>> begin RECORDS PROVIDED

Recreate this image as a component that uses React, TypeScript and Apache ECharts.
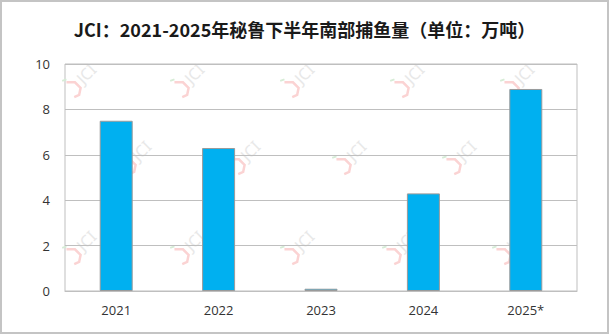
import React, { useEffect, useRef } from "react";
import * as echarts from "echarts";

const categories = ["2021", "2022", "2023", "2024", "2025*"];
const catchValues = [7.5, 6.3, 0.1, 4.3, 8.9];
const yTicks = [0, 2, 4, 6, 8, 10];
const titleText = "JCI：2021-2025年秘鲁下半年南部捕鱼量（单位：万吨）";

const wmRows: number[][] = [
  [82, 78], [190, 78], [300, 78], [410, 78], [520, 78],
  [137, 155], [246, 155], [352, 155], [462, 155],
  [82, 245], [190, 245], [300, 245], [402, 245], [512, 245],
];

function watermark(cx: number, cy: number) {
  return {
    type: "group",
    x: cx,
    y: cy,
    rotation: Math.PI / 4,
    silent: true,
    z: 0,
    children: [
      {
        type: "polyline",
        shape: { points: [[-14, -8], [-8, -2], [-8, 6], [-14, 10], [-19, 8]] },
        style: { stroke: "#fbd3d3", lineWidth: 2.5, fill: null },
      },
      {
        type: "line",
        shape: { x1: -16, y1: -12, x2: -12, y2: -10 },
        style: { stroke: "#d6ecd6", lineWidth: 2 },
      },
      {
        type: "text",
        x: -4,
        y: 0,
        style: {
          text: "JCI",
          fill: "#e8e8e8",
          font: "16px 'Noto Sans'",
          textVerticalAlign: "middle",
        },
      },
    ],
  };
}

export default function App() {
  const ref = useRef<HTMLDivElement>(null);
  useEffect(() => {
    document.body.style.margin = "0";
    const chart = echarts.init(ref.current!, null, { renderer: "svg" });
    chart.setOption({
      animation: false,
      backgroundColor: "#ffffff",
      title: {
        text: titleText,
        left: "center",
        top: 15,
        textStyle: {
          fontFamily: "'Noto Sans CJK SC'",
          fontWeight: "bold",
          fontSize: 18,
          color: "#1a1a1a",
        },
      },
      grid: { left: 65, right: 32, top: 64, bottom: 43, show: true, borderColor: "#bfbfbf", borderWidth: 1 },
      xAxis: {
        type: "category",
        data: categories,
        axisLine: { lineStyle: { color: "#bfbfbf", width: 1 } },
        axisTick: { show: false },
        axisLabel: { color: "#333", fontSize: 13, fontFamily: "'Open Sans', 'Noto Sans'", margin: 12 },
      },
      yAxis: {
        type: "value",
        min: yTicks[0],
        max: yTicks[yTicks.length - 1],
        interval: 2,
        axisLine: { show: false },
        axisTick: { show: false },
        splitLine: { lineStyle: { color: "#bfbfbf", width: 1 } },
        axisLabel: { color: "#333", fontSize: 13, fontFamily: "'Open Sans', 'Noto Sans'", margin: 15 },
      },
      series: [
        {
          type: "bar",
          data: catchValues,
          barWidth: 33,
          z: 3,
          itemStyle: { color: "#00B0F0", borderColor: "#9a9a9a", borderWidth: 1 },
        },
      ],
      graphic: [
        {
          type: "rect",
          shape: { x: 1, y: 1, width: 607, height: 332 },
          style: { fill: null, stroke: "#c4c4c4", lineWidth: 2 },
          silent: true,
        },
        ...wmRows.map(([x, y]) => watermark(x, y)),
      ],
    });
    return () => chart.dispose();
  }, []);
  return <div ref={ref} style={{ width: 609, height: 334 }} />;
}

>> end RECORDS PROVIDED
>> begin RECORDS PROVIDED

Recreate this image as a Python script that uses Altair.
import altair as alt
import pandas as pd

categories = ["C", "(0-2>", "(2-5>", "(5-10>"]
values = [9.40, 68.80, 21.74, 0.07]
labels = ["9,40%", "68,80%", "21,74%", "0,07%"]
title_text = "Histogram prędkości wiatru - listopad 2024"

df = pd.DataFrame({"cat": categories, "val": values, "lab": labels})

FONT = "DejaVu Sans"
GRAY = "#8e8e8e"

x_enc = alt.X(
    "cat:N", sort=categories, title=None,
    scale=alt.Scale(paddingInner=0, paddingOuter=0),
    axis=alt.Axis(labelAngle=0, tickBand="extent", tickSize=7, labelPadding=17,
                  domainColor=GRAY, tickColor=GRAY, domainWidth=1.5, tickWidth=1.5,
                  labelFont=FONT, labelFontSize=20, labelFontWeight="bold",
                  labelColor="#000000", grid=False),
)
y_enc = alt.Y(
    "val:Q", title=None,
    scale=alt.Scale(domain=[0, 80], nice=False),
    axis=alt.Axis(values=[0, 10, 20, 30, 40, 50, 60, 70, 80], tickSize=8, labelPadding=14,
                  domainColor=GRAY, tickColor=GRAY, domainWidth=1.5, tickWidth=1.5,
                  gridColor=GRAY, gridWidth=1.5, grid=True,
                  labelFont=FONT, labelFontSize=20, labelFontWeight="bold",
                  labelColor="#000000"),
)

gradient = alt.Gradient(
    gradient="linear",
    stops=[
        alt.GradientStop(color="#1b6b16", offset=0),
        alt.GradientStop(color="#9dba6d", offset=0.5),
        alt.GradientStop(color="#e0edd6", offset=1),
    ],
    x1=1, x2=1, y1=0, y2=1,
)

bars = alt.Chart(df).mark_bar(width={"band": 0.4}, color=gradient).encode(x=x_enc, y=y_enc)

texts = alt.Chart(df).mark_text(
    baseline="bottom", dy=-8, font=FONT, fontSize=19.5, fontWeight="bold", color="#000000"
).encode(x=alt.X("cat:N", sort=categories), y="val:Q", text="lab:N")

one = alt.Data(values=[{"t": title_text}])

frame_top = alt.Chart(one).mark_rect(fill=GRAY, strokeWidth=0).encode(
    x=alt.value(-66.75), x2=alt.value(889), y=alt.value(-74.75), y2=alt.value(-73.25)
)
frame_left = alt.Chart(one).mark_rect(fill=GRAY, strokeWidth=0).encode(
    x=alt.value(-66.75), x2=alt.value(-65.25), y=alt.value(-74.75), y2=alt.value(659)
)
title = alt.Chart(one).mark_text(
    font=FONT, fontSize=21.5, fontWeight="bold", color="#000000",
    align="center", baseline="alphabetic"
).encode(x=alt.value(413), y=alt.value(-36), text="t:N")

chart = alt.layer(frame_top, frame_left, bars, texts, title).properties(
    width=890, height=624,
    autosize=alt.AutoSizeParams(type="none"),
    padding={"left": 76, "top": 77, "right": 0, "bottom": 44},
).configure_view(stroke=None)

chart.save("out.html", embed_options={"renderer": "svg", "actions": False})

>> end RECORDS PROVIDED

TASK STATEMENT
Your task is to retype exactly the lines from the one containing "Recreate this image as a component" through the one containing "import * as", leaving every picture out.

FINAL ANSWER
Recreate this image as a component that uses React, TypeScript and Apache ECharts.
import React, { useEffect, useRef } from "react";
import * as echarts from "echarts";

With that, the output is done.